CRESCENT: Collision-Free Highly Constrained Trajectory Optimization for Driving on the Moon
Abhishek Cauligi, Keenan Albee, Roland Brockers, Jean-Pierre de la Croix
AI summary
Problem
Future multi-agent Lunar missions require fully onboard autonomy to avoid heavy ground-in-the-loop supervision, but existing planners cannot satisfy tight formation corridors, complex vehicle dynamics, and real-time compute limits in cluttered, unmapped environments.
Approach
The authors developed a hierarchical motion planning framework that formulates navigation as a nonlinear least-squares trajectory optimization problem solved in real time on resource-constrained flight hardware, utilizing signed distance functions and factor graphs to enforce safety and corridor constraints.
Key results
- Hierarchical global and local planners resolve map uncertainty and enforce robust obstacle avoidance
- Real-time nonlinear optimization successfully runs on resource-constrained Snapdragon processors
- First implementation of onboard trajectory optimization and signed distance functions for a celestial body mission
- Validated through extensive simulations and field testing in representative Lunar analog environments
Why it matters
Advances the technology readiness of real-time onboard trajectory optimization, enabling scalable autonomy for future multi-agent planetary exploration missions.
Abstract
Rovers have been a mainstay of planetary exploration missions, significantly expanding our knowledge in planetary science. However, past rover missions have involved significant human supervision to oversee rover operations, a state-of-practice that scales poorly for the next generation of missions.
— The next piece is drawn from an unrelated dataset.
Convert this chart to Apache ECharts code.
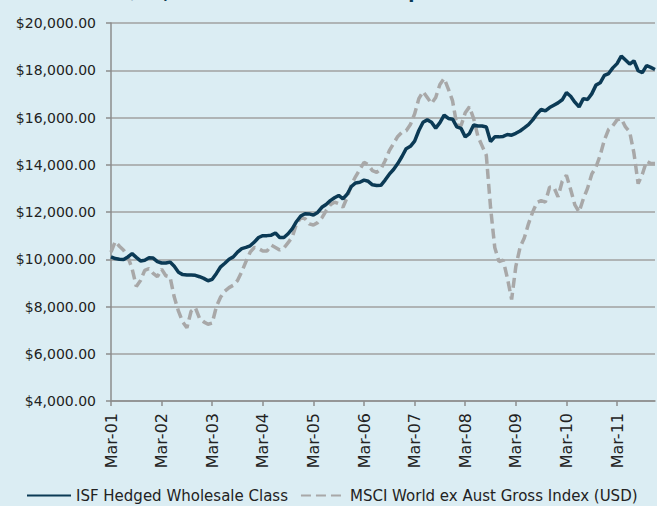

In this work, we present the development of Constrained Roving Exploration via Safe Collision-free and Environment-aware Trajectory optimization (CRESCENT), a motion planning algorithm developed for the upcoming multiagent Cooperative Autonomous Distributed Robotic Exploration (CADRE) Lunar rover mission. CRESCENT was designed to safely drive a miniature rover platform in a highly cluttered unmapped Lunar environment, executing complex motion directives from CADRE’s team-level autonomy while meeting far stricter dynamical and temporal constraints than existing onboard planetary rover planning algorithms are capable of satisfying. Our hierarchical approach formulates an efficient numerical trajectory optimization-based motion planning algorithm that makes use of nonlinear optimization to solve the planning problem in real time. We demonstrate the efficiency of our proposed approach through extensive simulations and hardware testing in a representative Lunar environment. Following CADRE’s upcoming deployment on the Lunar surface, CRESCENT will be the first nonlinear optimization-based trajectory optimization approach used on another celestial body.